I have been speaking Brazilian Portuguese since a trip to the country in the beginning of 2020. I already had a lot of experience with Spanish for a few years before that point, but I like to point out that most people in other Latin American countries don't automatically speak or understand Portuguese—it's not as mutually intelligible as one would hope and needs work to acquire like any other language. In fact many people in Brazil need subtitles to understand the European dialect.
In the beginning, I only wanted to know survival concepts like buying food and asking for directions. I used Anki to make flashcards for some basic phrases and learned about ten to twenty cards fairly quickly. Eventually after starting to use what I learned, I wanted to see how far I could take it—I had a playful curiosity about it and wasn't being too serious about it, almost trying for kicks.
Over the course of a few weeks of conversing with people, translating lyrics of some songs, having friends correct my grammar, I made lots of progress as well as plenty of wonderful mistakes. My favourite was probably noticing the hot pink nail polish on the fingers of my friends mother, and, thinking with my English brain about how tasty the colour was, commented 'gostoso!', which in Brazil, like many seemingly innocuous words, has a sexual connotation and is not appropriate to say to an elder. Love that mistake. I tried reading Valter Hugo Mãe's O Filho de Mil Homens but I made it too complicated by writing down all the new words—it slowed down the reading momentum and I ended up giving up 6% of the way through; later on I learned that if my goal is primarily to converse, I don't need to weigh myself down with acquiring literary vocabulary as it rarely encountered in casual speech.
As of 2021, I consider myself fluent enough for my purposes. There's lots I don't know and I have to make an effort to pay attention and speak, but I don't stress about having conversations with people and that was my goal. I notice also that Brazilian Portuguese actually relaxes me—it's dislocating to speak with the kind of agitated meticulousness (a programmer's gift!) that usually accompanies my English, and so I must chill out before my mouth starts moving. I have not had such a demand from any other language I have learned.
It's interesting for me to observe how only a few years ago I actively disliked the sound of this language. On first contact, especially with the European dialect, the sensation I got was that the mouth needs to contort itself to make strenuous movements and physically rigid positions, like a kind of slavic language that menacingly breaks the teeth of new learners.

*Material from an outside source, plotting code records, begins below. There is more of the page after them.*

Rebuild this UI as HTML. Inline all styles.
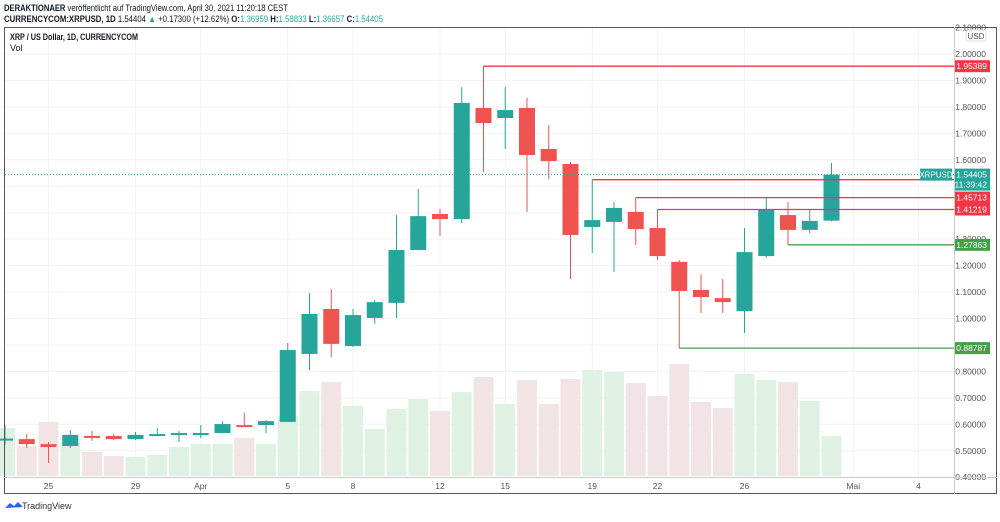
<!DOCTYPE html>
<html><head><meta charset="utf-8"><style>
body{margin:0;background:#fff;width:1000px;height:517px;overflow:hidden;font-family:"Liberation Sans",sans-serif}
svg text{font-family:"Liberation Sans",sans-serif}
</style></head><body>
<svg id="c" width="1000" height="517">
<text x="4" y="11" font-size="9" fill="#131722" textLength="284" lengthAdjust="spacingAndGlyphs"><tspan font-weight="bold">DERAKTIONAER</tspan> veröffentlicht auf TradingView.com, April 30, 2021 11:20:18 CEST</text>
<text x="4" y="22" font-size="9" fill="#131722" textLength="379" lengthAdjust="spacingAndGlyphs"><tspan font-weight="bold">CURRENCYCOM:XRPUSD, 1D</tspan> 1.54404 <tspan fill="#26a69a">▲</tspan> +0.17300 (+12.62%) <tspan font-weight="bold">O:</tspan><tspan fill="#26a69a">1.36959</tspan> <tspan font-weight="bold">H:</tspan><tspan fill="#26a69a">1.58833</tspan> <tspan font-weight="bold">L:</tspan><tspan fill="#26a69a">1.36657</tspan> <tspan font-weight="bold">C:</tspan><tspan fill="#26a69a">1.54405</tspan></text>
<g id="grid"></g><g id="vol"></g><g id="cand"></g><g id="lines"></g><g id="axis"></g>
<rect x="4.5" y="27.5" width="992" height="466" fill="none" stroke="#555" stroke-width="1"/>
<line x1="954.5" y1="27" x2="954.5" y2="494" stroke="#ccc"/>
<line x1="4" y1="477.5" x2="997" y2="477.5" stroke="#ccc"/>
<text x="10" y="40" font-size="9" font-weight="bold" fill="#131722" textLength="128" lengthAdjust="spacingAndGlyphs">XRP / US Dollar, 1D, CURRENCYCOM</text>
<text x="10" y="51" font-size="9" fill="#131722">Vol</text>
<rect x="966" y="30" width="20" height="11" rx="3" fill="#fff" stroke="#ddd"/>
<text x="976" y="39" font-size="8" fill="#555" text-anchor="middle">USD</text>
<g><path d="M5 508 l5 -5 4 3 4 -4 5 5 z" fill="#2962ff"/><text x="22" y="509" font-size="9" fill="#333">TradingView</text></g>
</svg>
<script>
const dates=["23","24","25","26","27","28","29","30","31","Apr1","2","3","4","5","6","7","8","9","10","11","12","13","14","15","16","17","18","19","20","21","22","23","24","25","26","27","28","29","30"];
const opens=[.543,.544,.525,.518,.556,.556,.544,.560,.560,.560,.567,.597,.597,.609,.866,1.036,.896,1.002,1.059,1.259,1.395,1.376,1.796,1.758,1.796,1.641,1.584,1.346,1.365,1.403,1.342,1.214,1.108,1.077,1.028,1.236,1.391,1.335,1.370];
const highs=[.597,.563,.533,.578,.575,.563,.571,.586,.575,.597,.612,.643,.616,.907,1.096,1.111,1.036,1.070,1.391,1.490,1.414,1.875,1.954,1.875,1.834,1.732,1.592,1.525,1.440,1.457,1.412,1.221,1.168,1.149,1.342,1.456,1.440,1.410,1.588];
const lows=[.522,.511,.454,.511,.537,.541,.541,.556,.533,.548,.567,.590,.567,.609,.805,.854,.892,.979,1.002,1.259,1.312,1.361,1.554,1.641,1.403,1.527,1.149,1.248,1.176,1.278,1.221,.888,1.021,1.021,.945,1.229,1.279,1.323,1.367];
const closes=[.546,.525,.514,.560,.552,.544,.560,.563,.567,.567,.601,.592,.612,.881,1.017,.904,1.013,1.062,1.259,1.387,1.376,1.815,1.739,1.788,1.618,1.595,1.316,1.372,1.418,1.338,1.236,1.104,1.081,1.062,1.251,1.414,1.335,1.369,1.544];
const volumes=[48,30,54,33,24,20,19,21,29,32,32,38,32,60,85,94,70,47,67,77,65,84,99,72,96,72,97,106,104,93,80,112,74,68,102,96,94,75,40];
const priceTicks=[2.1,2.0,1.9,1.8,1.7,1.6,1.5,1.4,1.3,1.2,1.1,1.0,0.9,0.8,0.7,0.6,0.5,0.4];
const timeLabels=["25","29","Apr","5","8","12","15","19","22","26","Mai","4"];
const timeIdx=[2,6,9,13,16,20,23,27,30,34,39,42];
const levels=[1.95389,1.52483,1.45713,1.41219,1.27863,0.88787];
const levelStart=[22,27,29,30,36,31];
const levelColor=["#f23645","#f23645","#f23645","#f23645","#43a047","#43a047"];
const lastPrice=1.54405;
const NS="http://www.w3.org/2000/svg";
const y=p=>54+(2-p)*264.5, x=i=>5+i*21.75, vy=v=>476-v;
function mk(g,t,a){const e=document.createElementNS(NS,t);for(const k in a)e.setAttribute(k,a[k]);document.getElementById(g).appendChild(e);return e;}
priceTicks.forEach(p=>{const l=mk('grid','line',{x1:5,x2:954,y1:y(p),y2:y(p),stroke:'#f0f3fa'});


if(y(p)>25&&y(p)<482){const t=mk('axis','text',{x:986,y:y(p)+3,'font-size':8.5,fill:'#555','text-anchor':'end'});t.textContent=p.toFixed(5);

}});
timeLabels.forEach((s,k)=>{const xx=x(timeIdx[k]);const l=mk('grid','line',{x1:xx,x2:xx,y1:28,y2:477,stroke:'#f0f3fa'});


const t=mk('axis','text',{x:xx,y:489,'font-size':8.5,fill:'#555','text-anchor':'middle'});t.textContent=s;

});
opens.forEach((o,i)=>{const up=closes[i]>=o,cx=x(i);
const v=mk('vol','rect',{x:cx-10,y:vy(volumes[i]),width:20,height:volumes[i],fill:up?'#dcefe0':'#f1e1e1',opacity:.9});


const col=up?'#26a69a':'#ef5350';
const w=mk('cand','line',{x1:cx,x2:cx,y1:y(highs[i]),y2:y(lows[i]),stroke:col,'stroke-width':1});


const t=Math.min(y(o),y(closes[i])),h=Math.max(2,Math.abs(y(o)-y(closes[i])));
const b=mk('cand','rect',{x:cx-8,y:t,width:16,height:h,fill:col});

});
const dl=mk('lines','line',{x1:5,x2:954,y1:y(lastPrice),y2:y(lastPrice),stroke:'#26a69a','stroke-dasharray':'1,2','stroke-width':1});


levels.forEach((p,k)=>{const l=mk('lines','line',{x1:x(levelStart[k]),x2:954,y1:y(p),y2:y(p),stroke:levelColor[k],'stroke-width':1.3});


const r=mk('axis','rect',{x:954,y:y(p)-6,width:36,height:12,fill:levelColor[k]});


const t=mk('axis','text',{x:987,y:y(p)+3,'font-size':8.5,fill:'#fff','text-anchor':'end'});t.textContent=p.toFixed(5);

});
const lr=mk('axis','rect',{x:954,y:y(lastPrice)-6,width:36,height:22,fill:'#26a69a'});


const lt=mk('axis','text',{x:987,y:y(lastPrice)+3,'font-size':8.5,fill:'#fff','text-anchor':'end'});lt.textContent=lastPrice.toFixed(5);


const lt2=mk('axis','text',{x:987,y:y(lastPrice)+13,'font-size':8.5,fill:'#fff','text-anchor':'end'});lt2.textContent='11:39:42';


const sr=mk('axis','rect',{x:920,y:y(lastPrice)-6,width:32,height:12,fill:'#26a69a'});


const st=mk('axis','text',{x:936,y:y(lastPrice)+3,'font-size':8,fill:'#fff','text-anchor':'middle'});st.textContent='XRPUSD';


</script>
</body></html>
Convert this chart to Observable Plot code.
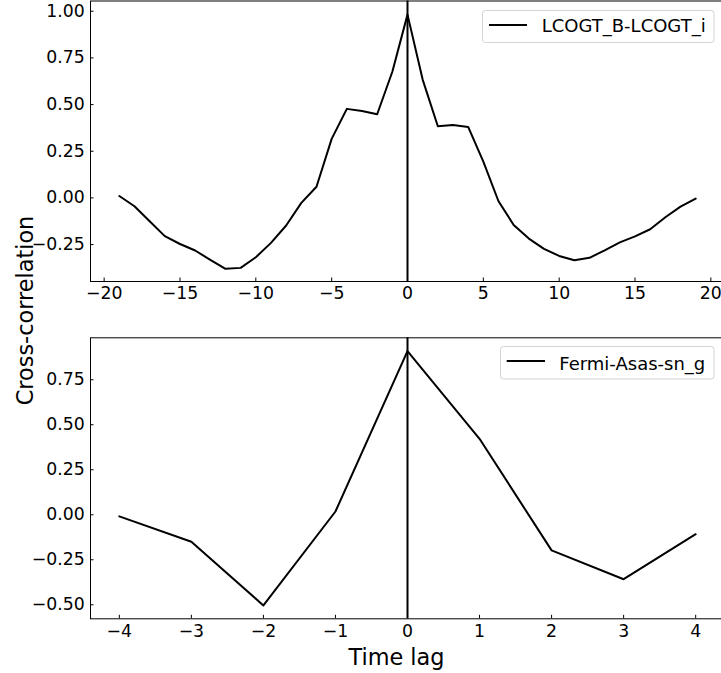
<!DOCTYPE html>
<html>
<head>
<meta charset="utf-8">
<script src="https://cdn.jsdelivr.net/npm/d3@7"></script>
<script src="https://cdn.jsdelivr.net/npm/@observablehq/plot@0.6"></script>
<style>
  html, body { margin: 0; padding: 0; background: white; overflow: hidden; }
  #wrap { position: relative; width: 721px; height: 673px; overflow: hidden; background: white; font-family: "DejaVu Sans", sans-serif; }
  #wrap > svg, #wrap > div { position: absolute; left: 0; }
</style>
</head>
<body>
<div id="wrap"></div>
<script>
// ---- Data ----
const lagsTop = [-19,-18,-17,-16,-15,-14,-13,-12,-11,-10,-9,-8,-7,-6,-5,-4,-3,-2,-1,0,1,2,3,4,5,6,7,8,9,10,11,12,13,14,15,16,17,18,19];
const corrTop = [0.01,-0.045,-0.125,-0.205,-0.247,-0.282,-0.332,-0.38,-0.375,-0.318,-0.241,-0.148,-0.027,0.06,0.316,0.477,0.466,0.448,0.676,0.982,0.634,0.384,0.391,0.38,0.194,-0.018,-0.145,-0.218,-0.273,-0.311,-0.334,-0.321,-0.281,-0.238,-0.206,-0.168,-0.104,-0.047,-0.004];
const labelTop = "LCOGT_B-LCOGT_i";

const lagsBottom = [-4,-3,-2,-1,0,1,2,3,4];
const corrBottom = [-0.009,-0.15,-0.504,0.018,0.909,0.422,-0.198,-0.358,-0.108];
const labelBottom = "Fermi-Asas-sn_g";

const xTicksTop = [-20,-15,-10,-5,0,5,10,15,20];
const yTicksTop = [-0.25,0,0.25,0.5,0.75,1.0];
const xTicksBottom = [-4,-3,-2,-1,0,1,2,3,4];
const yTicksBottom = [-0.5,-0.25,0,0.25,0.5,0.75];

const xLabel = "Time lag";
const yLabel = "Cross-correlation";

// ---- Helpers ----
const minus = "\u2212";
const fmtInt = d => (d < 0 ? minus : "") + Math.abs(d);
const fmt2 = d => (d < 0 ? minus : "") + Math.abs(d).toFixed(2);
const TICK_FS = 17.3;

function panel({lags, corr, xDomain, yDomain, xTicks, yTicks, height, marginTop, marginBottom}) {
  const data = lags.map((x, i) => ({x, y: corr[i]}));
  return Plot.plot({
    width: 724,
    height,
    marginLeft: 90,
    marginRight: 0,
    marginTop,
    marginBottom,
    style: {fontFamily: "'DejaVu Sans', sans-serif", fontSize: TICK_FS + "px", background: "transparent", maxWidth: "none", overflow: "visible", color: "black"},
    x: {domain: xDomain},
    y: {domain: yDomain},
    marks: [
      Plot.ruleX([0], {stroke: "black", strokeWidth: 2}),
      Plot.line(data, {x: "x", y: "y", stroke: "black", strokeWidth: 2}),
      Plot.frame({stroke: "black", strokeWidth: 1}),
      Plot.axisX(xTicks, {anchor: "bottom", tickSize: 0, tickPadding: 5.7, tickFormat: fmtInt, label: null, fontSize: TICK_FS, fill: "black"}),
      Plot.axisY(yTicks, {anchor: "left", tickSize: 0, tickPadding: 5.7, tickFormat: fmt2, label: null, fontSize: TICK_FS, fill: "black"}),
      Plot.axisX(xTicks, {anchor: "bottom", tickSize: 3.5, dy: -3.5, tickFormat: () => "", label: null, stroke: "black"}),
      Plot.axisY(yTicks, {anchor: "left", tickSize: 3.5, dx: 3.5, tickFormat: () => "", label: null, stroke: "black"})
    ]
  });
}

const wrap = document.getElementById("wrap");

const topPanel = panel({
  lags: lagsTop, corr: corrTop,
  xDomain: [-20.9, 20.9], yDomain: [-0.448, 1.055],
  xTicks: xTicksTop, yTicks: yTicksTop,
  height: 300, marginTop: 0.5, marginBottom: 19
});
topPanel.style.top = "0px";
wrap.appendChild(topPanel);

const bottomPanel = panel({
  lags: lagsBottom, corr: corrBottom,
  xDomain: [-4.4, 4.4], yDomain: [-0.578, 0.983],
  xTicks: xTicksBottom, yTicks: yTicksBottom,
  height: 373, marginTop: 37.3, marginBottom: 54.7
});
bottomPanel.style.top = "300px";
wrap.appendChild(bottomPanel);

// ---- Overlay: legends and shared axis labels ----
const NS = "http://www.w3.org/2000/svg";
const ov = document.createElementNS(NS, "svg");
ov.setAttribute("width", 721);
ov.setAttribute("height", 673);
ov.style.position = "absolute";
ov.style.left = "0px";
ov.style.top = "0px";
ov.style.pointerEvents = "none";
ov.setAttribute("font-family", "'DejaVu Sans', sans-serif");
wrap.appendChild(ov);

function el(tag, attrs, text) {
  const e = document.createElementNS(NS, tag);
  for (const k in attrs) e.setAttribute(k, attrs[k]);
  if (text != null) e.textContent = text;
  ov.appendChild(e);
  return e;
}

function legend(box, line, textX, baseline, label) {
  el("rect", {x: box[0], y: box[1], width: box[2], height: box[3], rx: 3, ry: 3, fill: "white", "fill-opacity": 0.8, stroke: "#d4d4d4", "stroke-width": 1});
  el("line", {x1: line[0], x2: line[1], y1: line[2], y2: line[2], stroke: "black", "stroke-width": 2});
  el("text", {x: textX, y: baseline, "font-size": 18, fill: "black"}, label);
}
legend([482.5, 10.5, 231.5, 32], [489, 527, 25], 541.7, 31.7, labelTop);
legend([500.5, 346.5, 213.5, 32.5], [506.7, 545, 361], 559.3, 369.8, labelBottom);

el("text", {x: 396.5, y: 665, "text-anchor": "middle", "font-size": 22.4, fill: "black"}, xLabel);
el("text", {x: 0, y: 0, transform: "translate(32.5,310.5) rotate(-90)", "text-anchor": "middle", "font-size": 22.4, fill: "black"}, yLabel);
</script>
</body>
</html>
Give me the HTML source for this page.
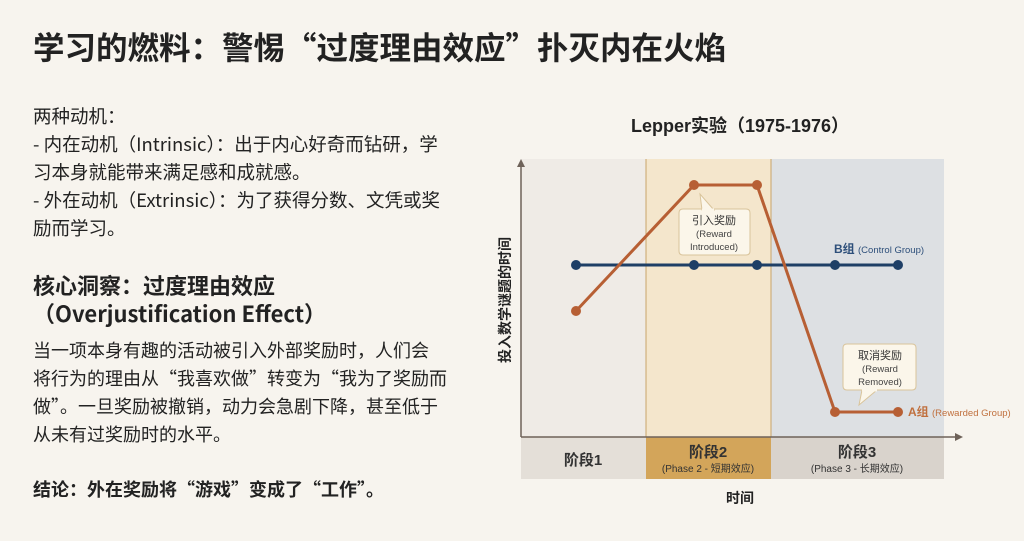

I somehow also felt disconnected from the rhythmic phrasing in Brazil's dialect, finding it to be too loose. I think I ultimately just wanted it to be like any Spanish from Latin America that I was familiar with, because Brazil is like right there next to all those countries, but this is a terrible expectation to have of a language.
Brazilian is growing on me slowly. I'm still not fully in love with it. I call it a beautiful mess: "ela é linda, e uma bagunça". I never thought I would ever speak or understand it, or that I would even want to, but what a nice surprise it has been to create this new pathway in my life. It's been a part of my developing a [[relationship with Brazil]].